What is expected » Give back the full listing, character for character, with no pictures.

Material »
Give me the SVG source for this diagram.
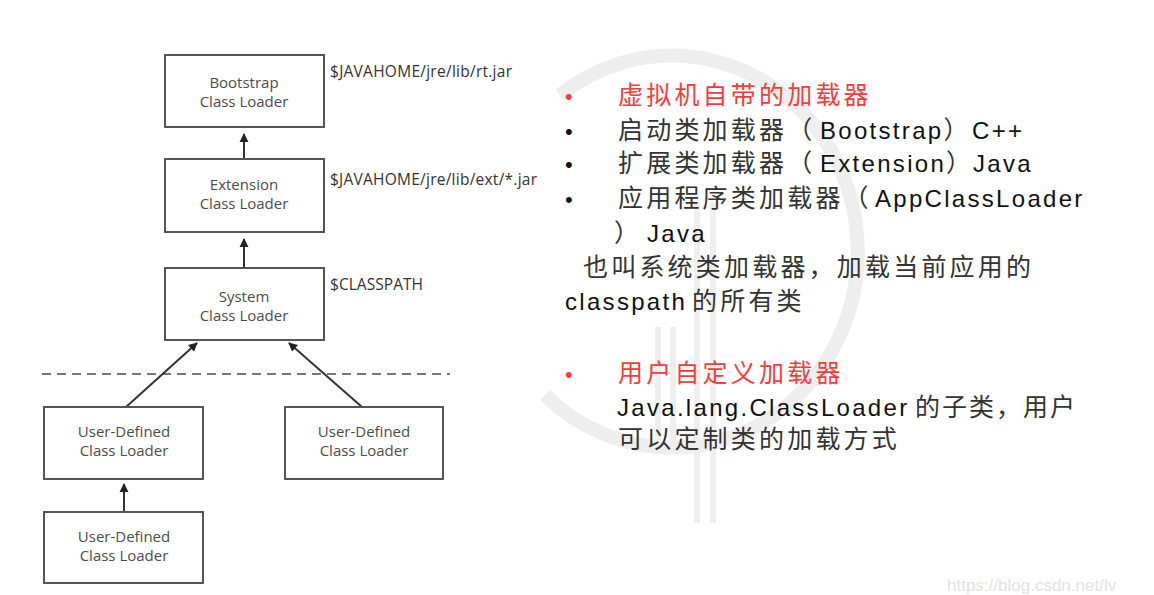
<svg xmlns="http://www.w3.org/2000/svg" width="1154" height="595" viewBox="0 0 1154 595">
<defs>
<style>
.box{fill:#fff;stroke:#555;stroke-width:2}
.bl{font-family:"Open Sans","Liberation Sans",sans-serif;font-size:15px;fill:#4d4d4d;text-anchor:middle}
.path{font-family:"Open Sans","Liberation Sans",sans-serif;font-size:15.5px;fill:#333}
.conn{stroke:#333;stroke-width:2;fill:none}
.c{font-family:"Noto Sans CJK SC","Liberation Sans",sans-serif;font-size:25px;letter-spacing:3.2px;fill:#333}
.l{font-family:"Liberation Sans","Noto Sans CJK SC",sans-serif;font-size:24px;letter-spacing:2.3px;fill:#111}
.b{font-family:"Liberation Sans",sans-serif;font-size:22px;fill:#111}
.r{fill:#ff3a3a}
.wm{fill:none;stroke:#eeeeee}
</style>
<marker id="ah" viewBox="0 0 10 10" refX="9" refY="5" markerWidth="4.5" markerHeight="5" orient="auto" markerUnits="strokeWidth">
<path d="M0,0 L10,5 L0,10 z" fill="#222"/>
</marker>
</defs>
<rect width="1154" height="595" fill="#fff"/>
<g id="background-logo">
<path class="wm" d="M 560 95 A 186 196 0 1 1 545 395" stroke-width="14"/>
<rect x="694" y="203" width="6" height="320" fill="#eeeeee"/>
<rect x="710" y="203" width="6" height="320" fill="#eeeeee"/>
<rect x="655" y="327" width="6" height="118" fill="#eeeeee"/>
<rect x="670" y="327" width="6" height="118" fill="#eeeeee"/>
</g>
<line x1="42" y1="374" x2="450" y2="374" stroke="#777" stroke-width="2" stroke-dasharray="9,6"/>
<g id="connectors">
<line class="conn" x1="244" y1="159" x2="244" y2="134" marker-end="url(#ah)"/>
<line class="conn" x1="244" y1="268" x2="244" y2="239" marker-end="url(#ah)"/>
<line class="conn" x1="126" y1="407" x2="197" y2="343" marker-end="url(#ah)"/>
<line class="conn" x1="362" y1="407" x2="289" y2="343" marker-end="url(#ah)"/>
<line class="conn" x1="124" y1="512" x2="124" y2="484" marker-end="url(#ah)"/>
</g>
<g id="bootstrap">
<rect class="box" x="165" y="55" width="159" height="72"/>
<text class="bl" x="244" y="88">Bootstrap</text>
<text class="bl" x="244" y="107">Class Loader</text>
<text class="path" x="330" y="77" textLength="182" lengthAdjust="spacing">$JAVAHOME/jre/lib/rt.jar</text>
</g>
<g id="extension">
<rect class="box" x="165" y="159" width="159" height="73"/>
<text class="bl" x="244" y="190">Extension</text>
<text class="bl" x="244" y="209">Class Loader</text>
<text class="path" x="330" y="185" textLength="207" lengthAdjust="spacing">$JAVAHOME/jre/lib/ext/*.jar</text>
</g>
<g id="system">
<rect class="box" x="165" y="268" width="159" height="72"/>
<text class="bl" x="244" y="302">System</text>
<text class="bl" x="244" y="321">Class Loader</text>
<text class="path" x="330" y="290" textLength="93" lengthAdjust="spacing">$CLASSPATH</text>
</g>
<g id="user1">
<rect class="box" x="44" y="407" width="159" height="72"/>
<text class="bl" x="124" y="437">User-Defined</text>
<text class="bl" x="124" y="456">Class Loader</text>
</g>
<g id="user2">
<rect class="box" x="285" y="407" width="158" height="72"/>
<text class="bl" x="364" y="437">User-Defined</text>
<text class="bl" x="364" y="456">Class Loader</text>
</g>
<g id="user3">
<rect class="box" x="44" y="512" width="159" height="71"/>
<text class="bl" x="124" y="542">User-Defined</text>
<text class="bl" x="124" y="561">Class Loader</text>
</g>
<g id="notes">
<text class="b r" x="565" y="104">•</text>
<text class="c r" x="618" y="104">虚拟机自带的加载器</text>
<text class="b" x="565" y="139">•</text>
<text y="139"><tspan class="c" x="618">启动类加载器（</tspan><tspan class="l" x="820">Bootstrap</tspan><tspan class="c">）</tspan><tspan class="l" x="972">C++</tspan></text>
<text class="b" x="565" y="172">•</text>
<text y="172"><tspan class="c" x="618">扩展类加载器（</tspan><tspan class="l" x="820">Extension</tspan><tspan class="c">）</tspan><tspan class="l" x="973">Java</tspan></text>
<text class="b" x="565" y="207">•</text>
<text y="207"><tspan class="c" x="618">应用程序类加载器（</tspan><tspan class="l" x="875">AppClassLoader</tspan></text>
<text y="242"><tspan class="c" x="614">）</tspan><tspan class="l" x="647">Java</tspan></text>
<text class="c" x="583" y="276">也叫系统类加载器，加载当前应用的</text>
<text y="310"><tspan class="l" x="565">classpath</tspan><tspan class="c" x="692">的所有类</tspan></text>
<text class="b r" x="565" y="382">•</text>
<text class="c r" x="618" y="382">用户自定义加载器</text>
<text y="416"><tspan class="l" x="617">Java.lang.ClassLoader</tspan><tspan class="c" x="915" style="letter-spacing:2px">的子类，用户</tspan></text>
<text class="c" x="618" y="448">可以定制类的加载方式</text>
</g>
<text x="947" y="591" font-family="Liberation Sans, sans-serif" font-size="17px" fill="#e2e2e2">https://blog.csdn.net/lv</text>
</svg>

Reply to the task »
Give me the SVG source for this diagram.
<svg xmlns="http://www.w3.org/2000/svg" width="1154" height="595" viewBox="0 0 1154 595">
<defs>
<style>
.box{fill:#fff;stroke:#555;stroke-width:2}
.bl{font-family:"Open Sans","Liberation Sans",sans-serif;font-size:15px;fill:#4d4d4d;text-anchor:middle}
.path{font-family:"Open Sans","Liberation Sans",sans-serif;font-size:15.5px;fill:#333}
.conn{stroke:#333;stroke-width:2;fill:none}
.c{font-family:"Noto Sans CJK SC","Liberation Sans",sans-serif;font-size:25px;letter-spacing:3.2px;fill:#333}
.l{font-family:"Liberation Sans","Noto Sans CJK SC",sans-serif;font-size:24px;letter-spacing:2.3px;fill:#111}
.b{font-family:"Liberation Sans",sans-serif;font-size:22px;fill:#111}
.r{fill:#ff3a3a}
.wm{fill:none;stroke:#eeeeee}
</style>
<marker id="ah" viewBox="0 0 10 10" refX="9" refY="5" markerWidth="4.5" markerHeight="5" orient="auto" markerUnits="strokeWidth">
<path d="M0,0 L10,5 L0,10 z" fill="#222"/>
</marker>
</defs>
<rect width="1154" height="595" fill="#fff"/>
<g id="background-logo">
<path class="wm" d="M 560 95 A 186 196 0 1 1 545 395" stroke-width="14"/>
<rect x="694" y="203" width="6" height="320" fill="#eeeeee"/>
<rect x="710" y="203" width="6" height="320" fill="#eeeeee"/>
<rect x="655" y="327" width="6" height="118" fill="#eeeeee"/>
<rect x="670" y="327" width="6" height="118" fill="#eeeeee"/>
</g>
<line x1="42" y1="374" x2="450" y2="374" stroke="#777" stroke-width="2" stroke-dasharray="9,6"/>
<g id="connectors">
<line class="conn" x1="244" y1="159" x2="244" y2="134" marker-end="url(#ah)"/>
<line class="conn" x1="244" y1="268" x2="244" y2="239" marker-end="url(#ah)"/>
<line class="conn" x1="126" y1="407" x2="197" y2="343" marker-end="url(#ah)"/>
<line class="conn" x1="362" y1="407" x2="289" y2="343" marker-end="url(#ah)"/>
<line class="conn" x1="124" y1="512" x2="124" y2="484" marker-end="url(#ah)"/>
</g>
<g id="bootstrap">
<rect class="box" x="165" y="55" width="159" height="72"/>
<text class="bl" x="244" y="88">Bootstrap</text>
<text class="bl" x="244" y="107">Class Loader</text>
<text class="path" x="330" y="77" textLength="182" lengthAdjust="spacing">$JAVAHOME/jre/lib/rt.jar</text>
</g>
<g id="extension">
<rect class="box" x="165" y="159" width="159" height="73"/>
<text class="bl" x="244" y="190">Extension</text>
<text class="bl" x="244" y="209">Class Loader</text>
<text class="path" x="330" y="185" textLength="207" lengthAdjust="spacing">$JAVAHOME/jre/lib/ext/*.jar</text>
</g>
<g id="system">
<rect class="box" x="165" y="268" width="159" height="72"/>
<text class="bl" x="244" y="302">System</text>
<text class="bl" x="244" y="321">Class Loader</text>
<text class="path" x="330" y="290" textLength="93" lengthAdjust="spacing">$CLASSPATH</text>
</g>
<g id="user1">
<rect class="box" x="44" y="407" width="159" height="72"/>
<text class="bl" x="124" y="437">User-Defined</text>
<text class="bl" x="124" y="456">Class Loader</text>
</g>
<g id="user2">
<rect class="box" x="285" y="407" width="158" height="72"/>
<text class="bl" x="364" y="437">User-Defined</text>
<text class="bl" x="364" y="456">Class Loader</text>
</g>
<g id="user3">
<rect class="box" x="44" y="512" width="159" height="71"/>
<text class="bl" x="124" y="542">User-Defined</text>
<text class="bl" x="124" y="561">Class Loader</text>
</g>
<g id="notes">
<text class="b r" x="565" y="104">•</text>
<text class="c r" x="618" y="104">虚拟机自带的加载器</text>
<text class="b" x="565" y="139">•</text>
<text y="139"><tspan class="c" x="618">启动类加载器（</tspan><tspan class="l" x="820">Bootstrap</tspan><tspan class="c">）</tspan><tspan class="l" x="972">C++</tspan></text>
<text class="b" x="565" y="172">•</text>
<text y="172"><tspan class="c" x="618">扩展类加载器（</tspan><tspan class="l" x="820">Extension</tspan><tspan class="c">）</tspan><tspan class="l" x="973">Java</tspan></text>
<text class="b" x="565" y="207">•</text>
<text y="207"><tspan class="c" x="618">应用程序类加载器（</tspan><tspan class="l" x="875">AppClassLoader</tspan></text>
<text y="242"><tspan class="c" x="614">）</tspan><tspan class="l" x="647">Java</tspan></text>
<text class="c" x="583" y="276">也叫系统类加载器，加载当前应用的</text>
<text y="310"><tspan class="l" x="565">classpath</tspan><tspan class="c" x="692">的所有类</tspan></text>
<text class="b r" x="565" y="382">•</text>
<text class="c r" x="618" y="382">用户自定义加载器</text>
<text y="416"><tspan class="l" x="617">Java.lang.ClassLoader</tspan><tspan class="c" x="915" style="letter-spacing:2px">的子类，用户</tspan></text>
<text class="c" x="618" y="448">可以定制类的加载方式</text>
</g>
<text x="947" y="591" font-family="Liberation Sans, sans-serif" font-size="17px" fill="#e2e2e2">https://blog.csdn.net/lv</text>
</svg>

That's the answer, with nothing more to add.